Meet the Artist: Nigel Leach
Located on Narrow Quay and sponsored by Immediate Media Co, the shimmering Shaun Bean is bound to bring a silver lining to your day. In this week’s Meet the Artist we chat to his creator, Nigel Leach, who talks about the technical process behind the sculpture – as well as the reason for Shaun Bean’s name!
If you fancy adding a little shine to your home, you can snap up our Shaun Bean figurine right here!
Hi Nigel! How old are you?
I’m 51 years of age.
What’s your day job?
I’m a Team Leader in the Puppet department at the Aardman studios at Aztec West, Bristol.
What inspires you?
I'm inspired by all sorts of things and people. Nature and natural forms are a big inspiration, from lichens growing on an old dry stone wall or the amazing geometry of snowflakes and crystals, to the intricate folds of a coastline or the vast swirling mass of a spiral galaxy, and everything in between.

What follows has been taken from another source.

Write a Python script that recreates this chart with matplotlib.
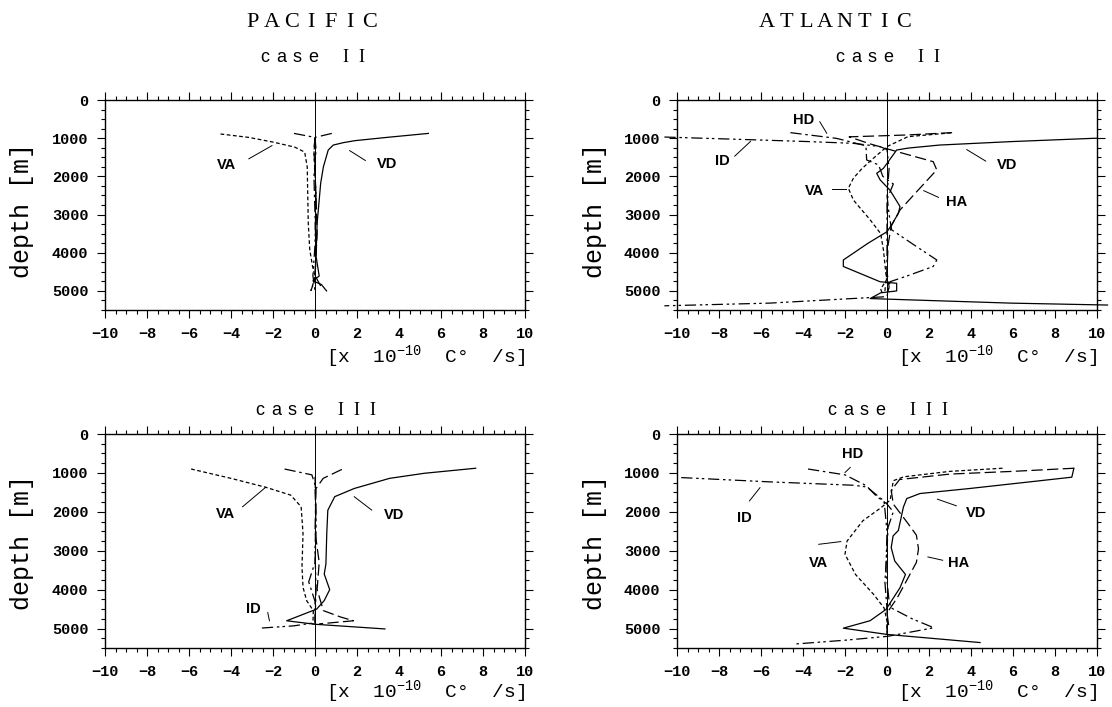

What inspired your Shaun design?
My 'Shaun Bean' design was directly inspired by the work of Anish Kapoor, especially the sculpture Cloud Gate in Chicago (also known as the ‘Bean’). The playful polished steel work of Jeff Koons was also a big influence.
How was Shaun Bean made?
The 'chrome-plating' process was carried out by specialists, and is actually a chemical spraying technique. The sculpture is primed and then sanded to a super smooth finish. It is followed by a sprayed base layer that is again as smooth and shiny as possible. Finally, through a chemical spraying process, a thin layer of real silver is deposited onto the surface of the sculpture and sealed with a tough lacquer. For my other design on the London trail, ‘Golden Fleece’, the lacquer was tinted to give the sculpture its golden sheen.
Tell us a little about your family.
I have two lovely grown up children Freyja and Tyr. I am immensely proud of them and they are very supportive of their eccentric, flaky Dad.
What are your hobbies?
In my spare time – not that I get much of it! – I like to do a bit of green woodwork. I especially like to carve spoons and turn wooden bowls on a pole lathe.